Just months before the death of Spanish dictator Francisco Franco in 1975, Julio Pacheco Yepes says he was arrested and tortured by police for belonging to a left-wing underground movement that opposed the regime.
Now, nearly five decades on, Pacheco Yepes is set — at a hearing that opens on Friday — to become the first victim of the Franco dictatorship to testify before a Spanish judge investigating allegations of torture.
“It could open a chink in the wall of impunity that we (victims) have had to suffer for so long,” the 67-year-old told AFP at his home in Vallecas, a working-class district of southeastern Madrid, referring to the people who suffered repression during Franco’s 1939-75 rule.
“It is an important milestone. Keep in mind that this all happened nearly 50 years ago. Until now, nobody, no judge, has accepted a lawsuit or heard testimony in court. This is a first.”
Over the years, around a hundred lawsuits have been filed over alleged torture suffered during the Franco era, but none of them was ever admitted, according to associations representing victims.
Judges have argued that the amnesty law passed in 1977 during Spain’s transition to democracy made it impossible to prosecute crimes committed by political opponents of the regime or those perpetrated by “civil servants and public order agents” such as police.
But many Franco-era victims such as Pacheco Yepes and his wife Rosa Maria Garcia Alcon — who was also arrested in 1975 — argue that torture is a crime against humanity which cannot be covered by an amnesty and the statute of limitations.
“What was imposed (in Spain) was a pact of silence and it has taken many years” to break it, said Garcia Alcon, 66, who heads La Comuna victims’ association.
In August 1975, Pacheco Yepes and Garcia Alcon — teenagers who were going out together at the time — were both arrested for their involvement in the Revolutionary Anti-Fascist and Patriot Front (FRAP), a left-wing student movement opposed to Franco.
They were taken to the police headquarters in Madrid’s Puerta del Sol Square, which was used as a lockup and torture centre during the dictatorship.
They say various officers tortured them there for days before jailing them for “terrorism”.

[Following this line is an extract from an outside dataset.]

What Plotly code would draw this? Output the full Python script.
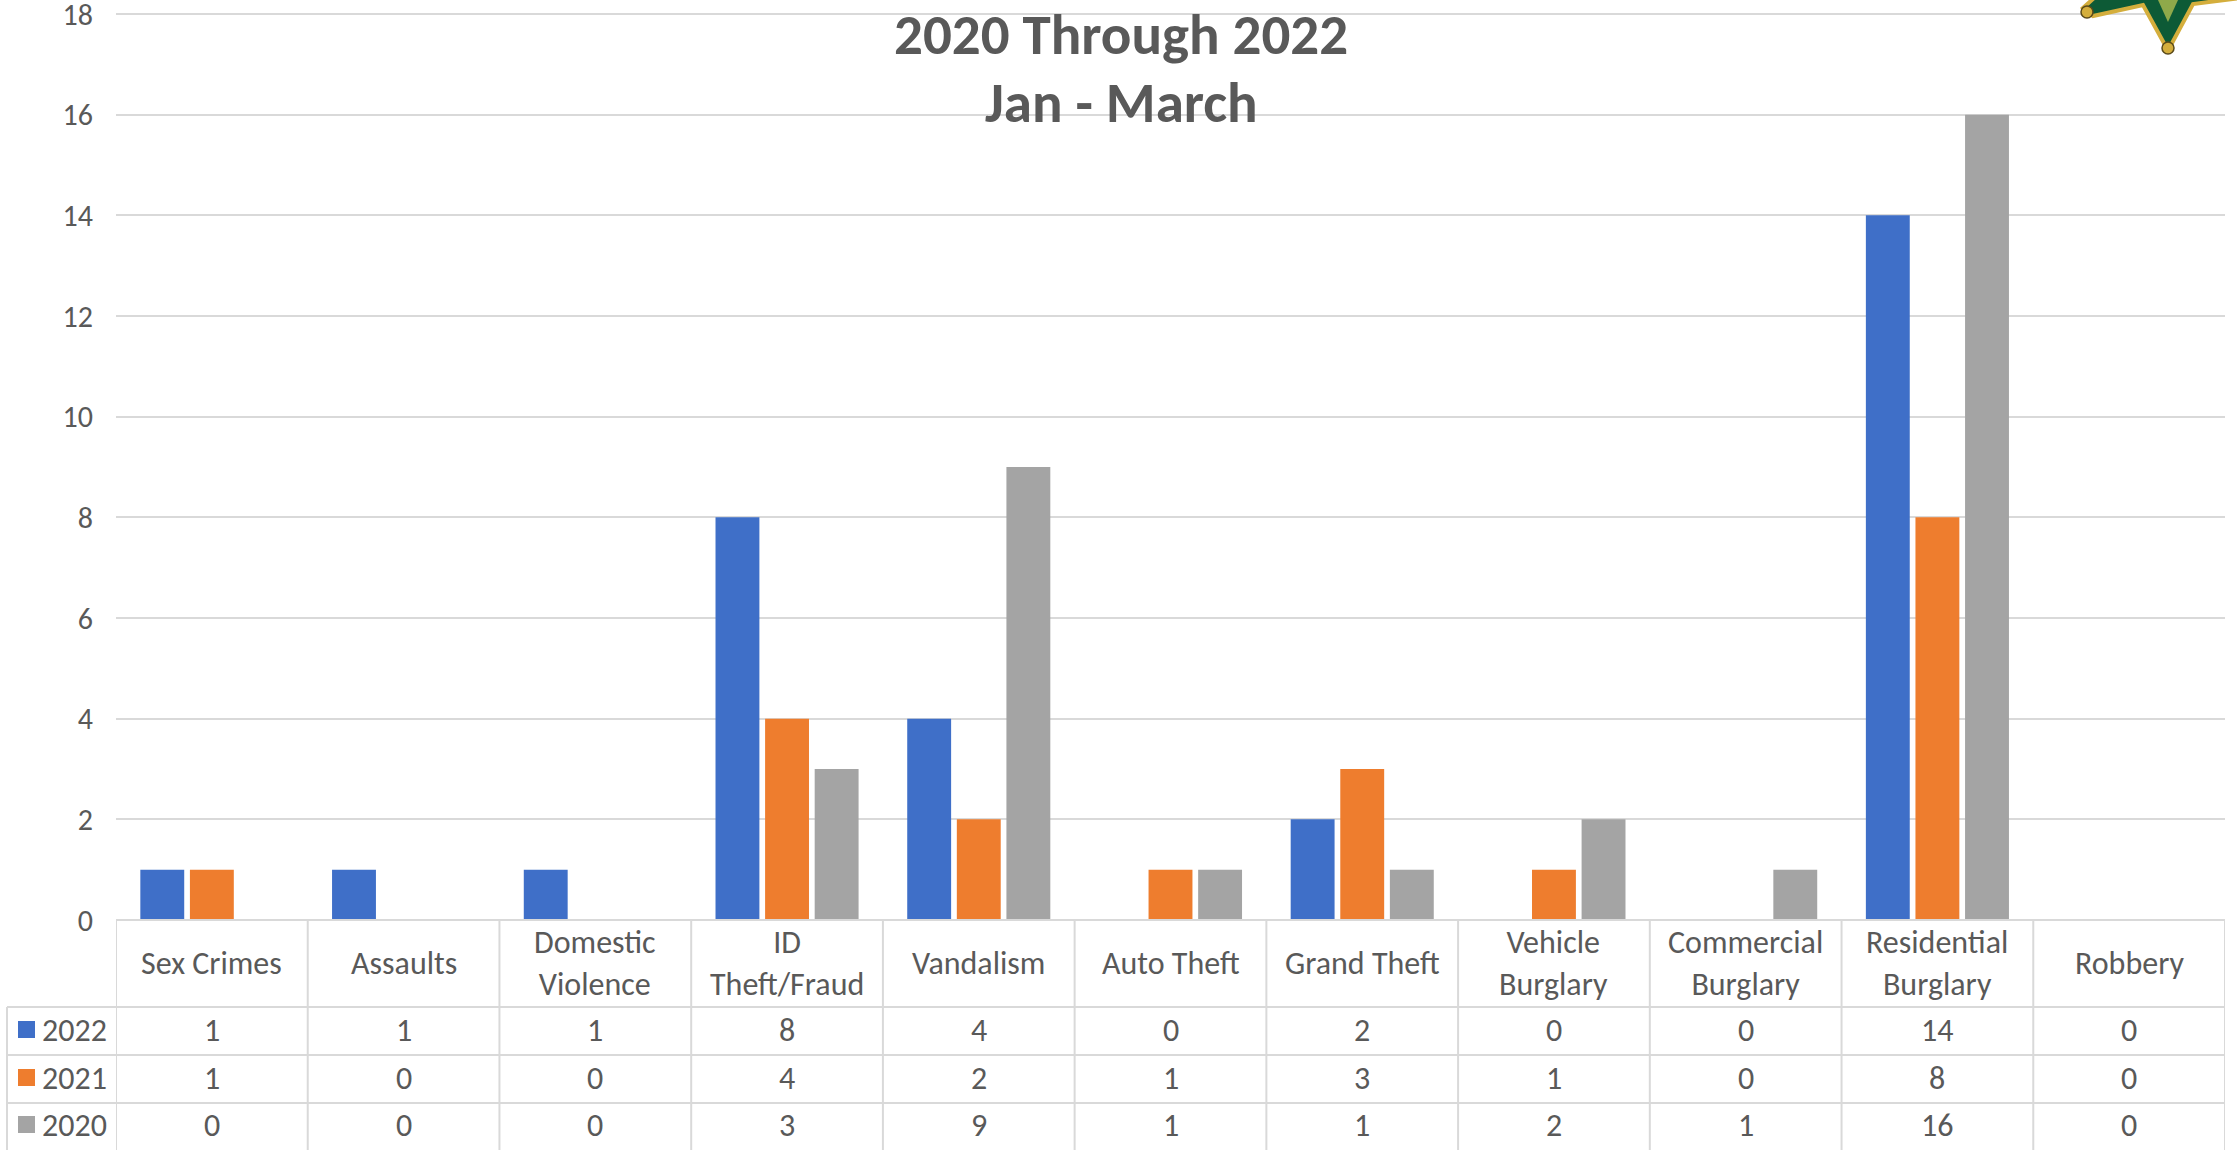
import plotly.graph_objects as go

# Crime counts, January - March, by category and year
categories = ["Sex Crimes", "Assaults", "Domestic Violence", "ID Theft/Fraud", "Vandalism",
              "Auto Theft", "Grand Theft", "Vehicle Burglary", "Commercial Burglary",
              "Residential Burglary", "Robbery"]
header_labels = ["Sex Crimes", "Assaults", "Domestic<br>Violence", "ID<br>Theft/Fraud", "Vandalism",
                 "Auto Theft", "Grand Theft", "Vehicle<br>Burglary", "Commercial<br>Burglary",
                 "Residential<br>Burglary", "Robbery"]
years = ["2022", "2021", "2020"]
counts_2022 = [1, 1, 1, 8, 4, 0, 2, 0, 0, 14, 0]
counts_2021 = [1, 0, 0, 4, 2, 1, 3, 1, 0, 8, 0]
counts_2020 = [0, 0, 0, 3, 9, 1, 1, 2, 1, 16, 0]
y_ticks = [0, 2, 4, 6, 8, 10, 12, 14, 16, 18]

series = [counts_2022, counts_2021, counts_2020]
colors = ["#3f6fc8", "#ee7d2e", "#a4a4a4"]

W, H = 2237, 1150
L, R, T, B = 116, 12, 0, 230
plot_w = W - L - R
plot_h = H - T - B
# the value 18 sits 14 px below the top edge of the plotting area
y_top = 18 * plot_h / (plot_h - 14)
text_color = "#595959"
grid_color = "#d9d9d9"
font_family = "Carlito, Lato, sans-serif"
table_font = 32


def px_x(px):
    return (px - L) / plot_w


def px_y(py):
    return (H - B - py) / plot_h


fig = go.Figure()
for year, vals, col in zip(years, series, colors):
    fig.add_trace(go.Bar(x=list(range(len(categories))), y=vals, name=year,
                         marker=dict(color=col, line=dict(width=0)),
                         hovertext=categories))

shapes = []
annotations = []

# table grid
n = len(categories)
row_lines = [1007, 1055, 1103]
for py in row_lines:
    shapes.append(dict(type="line", xref="paper", yref="paper", x0=px_x(7), x1=1,
                       y0=px_y(py), y1=px_y(py), line=dict(color=grid_color, width=2)))
shapes.append(dict(type="line", xref="paper", yref="paper", x0=0, x1=1,
                   y0=0, y1=0, line=dict(color=grid_color, width=2)))
for i in range(n + 1):
    shapes.append(dict(type="line", xref="x", yref="paper", x0=i - 0.5, x1=i - 0.5,
                       y0=0, y1=px_y(H + 5), line=dict(color=grid_color, width=2)))
shapes.append(dict(type="line", xref="paper", yref="paper", x0=px_x(7), x1=px_x(7),
                   y0=px_y(1007), y1=px_y(H + 5), line=dict(color=grid_color, width=2)))

# header row: category names
for i, lab in enumerate(header_labels):
    annotations.append(dict(x=i, y=px_y(963), xref="x", yref="paper", text=lab,
                            showarrow=False, xanchor="center", yanchor="middle",
                            font=dict(size=table_font, color=text_color, family=font_family)))

# value rows with legend keys
row_centers = [1030, 1078, 1125]
for year, vals, col, cy in zip(years, series, colors, row_centers):
    shapes.append(dict(type="rect", xref="paper", yref="paper",
                       x0=px_x(18), x1=px_x(35), y0=px_y(cy + 8), y1=px_y(cy - 9),
                       fillcolor=col, line=dict(width=0)))
    annotations.append(dict(x=px_x(109), y=px_y(cy), xref="paper", yref="paper", text=year,
                            showarrow=False, xanchor="right", yanchor="middle",
                            font=dict(size=table_font, color=text_color, family=font_family)))
    for i, v in enumerate(vals):
        annotations.append(dict(x=i, y=px_y(cy), xref="x", yref="paper", text=str(v),
                                showarrow=False, xanchor="center", yanchor="middle",
                                font=dict(size=table_font, color=text_color, family=font_family)))

# title lines
annotations.append(dict(x=px_x(1121), y=px_y(34), xref="paper", yref="paper",
                        text="<b>2020 Through 2022</b>", showarrow=False,
                        xanchor="center", yanchor="middle",
                        font=dict(size=57, color=text_color, family=font_family)))
annotations.append(dict(x=px_x(1121), y=px_y(103), xref="paper", yref="paper",
                        text="<b>Jan - March</b>", showarrow=False,
                        xanchor="center", yanchor="middle",
                        font=dict(size=57, color=text_color, family=font_family)))

# badge emblem in the corner
badge = "M {x0},{y0} L {x1},{y1} L {x2},{y2} L {x3},{y3} L {x4},{y4} L {x5},{y5} L {x6},{y6} L {x7},{y7} Z"
pts = [(2094, -2), (2083, 8), (2093, 16), (2143, 5), (2165, 45), (2171, 45), (2193, 4), (2240, -2)]
path_kw = {}
for k, (a, b) in enumerate(pts):
    path_kw[f"x{k}"] = f"{px_x(a):.5f}"
    path_kw[f"y{k}"] = f"{px_y(b):.5f}"
shapes.append(dict(type="path", xref="paper", yref="paper", path=badge.format(**path_kw),
                   fillcolor="#0d5a36", line=dict(color="#d4ae3c", width=4), layer="above"))
for cx, cy in [(2087, 12), (2168, 48)]:
    shapes.append(dict(type="circle", xref="paper", yref="paper",
                       x0=px_x(cx - 6), x1=px_x(cx + 6), y0=px_y(cy + 6), y1=px_y(cy - 6),
                       fillcolor="#d4ae3c", line=dict(color="#5a4a1a", width=1.5), layer="above"))
shapes.append(dict(type="path", xref="paper", yref="paper",
                   path="M {a},{b} L {c},{d} L {e},{f} Z".format(
                       a=f"{px_x(2158):.5f}", b=f"{px_y(0):.5f}",
                       c=f"{px_x(2168):.5f}", d=f"{px_y(22):.5f}",
                       e=f"{px_x(2178):.5f}", f=f"{px_y(0):.5f}"),
                   fillcolor="#8fa94a", line=dict(width=0), layer="above"))

fig.update_layout(
    width=W, height=H,
    margin=dict(l=L, r=R, t=T, b=B, pad=0, autoexpand=False),
    paper_bgcolor="white", plot_bgcolor="white",
    barmode="group", bargap=0.224, bargroupgap=0.115,
    showlegend=False,
    shapes=shapes, annotations=annotations,
    xaxis=dict(range=[-0.5, n - 0.5], showticklabels=False, showgrid=False,
               zeroline=False, showline=False, fixedrange=True, automargin=False),
    yaxis=dict(range=[0, y_top], tickvals=y_ticks, showgrid=True, gridcolor=grid_color,
               gridwidth=1.5, zeroline=False, showline=False, ticklabelstandoff=22,
               ticklabeloverflow="allow", automargin=False,
               tickfont=dict(size=30, color=text_color, family=font_family)),
    font=dict(family=font_family, color=text_color),
)

fig.write_html("out.html")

In December 1975, a month after Franco’s death, the pair were released on bail. Several months later they were pardoned.
In 2018, Garcia Alcon filed a lawsuit against one of the two police officers she says tortured her but it was not admitted by the courts.
She will also take the stand on Friday as a witness in the case brought by her husband.
She says one of the ways the police tortured him was to force him watch them hurting her.
Pacheco Yepes filed his lawsuit against four of his alleged torturers in February, just months after Prime Minister Pedro Sanchez’s left-wing government passed the democratic memory law honouring the victims of violence and persecution under Franco.
The law was opposed by the right, which said it would only re-open the wounds of Spain’s past.
Pacheco Yepes said it was difficult to gather the documentation to support his case, given the “total” unwillingness of public bodies such as the National Archive to “cooperate”.
While he would like to see his alleged torturers “sitting in the dock”, if the judge ultimately decides not to put them on trial, it will still serve as an important reminder about “what Francoism was”, he says.
This is particularly important at a time when the far-right Vox party is gaining ground and there is “a strong current” of nostalgia about the Franco era, he says.
“The only way to fight this… is by showing how politically backwards (the Franco dictatorship) was,” he told AFP.
“The only way to close wounds is with the truth… If you don’t, they will always bleed.”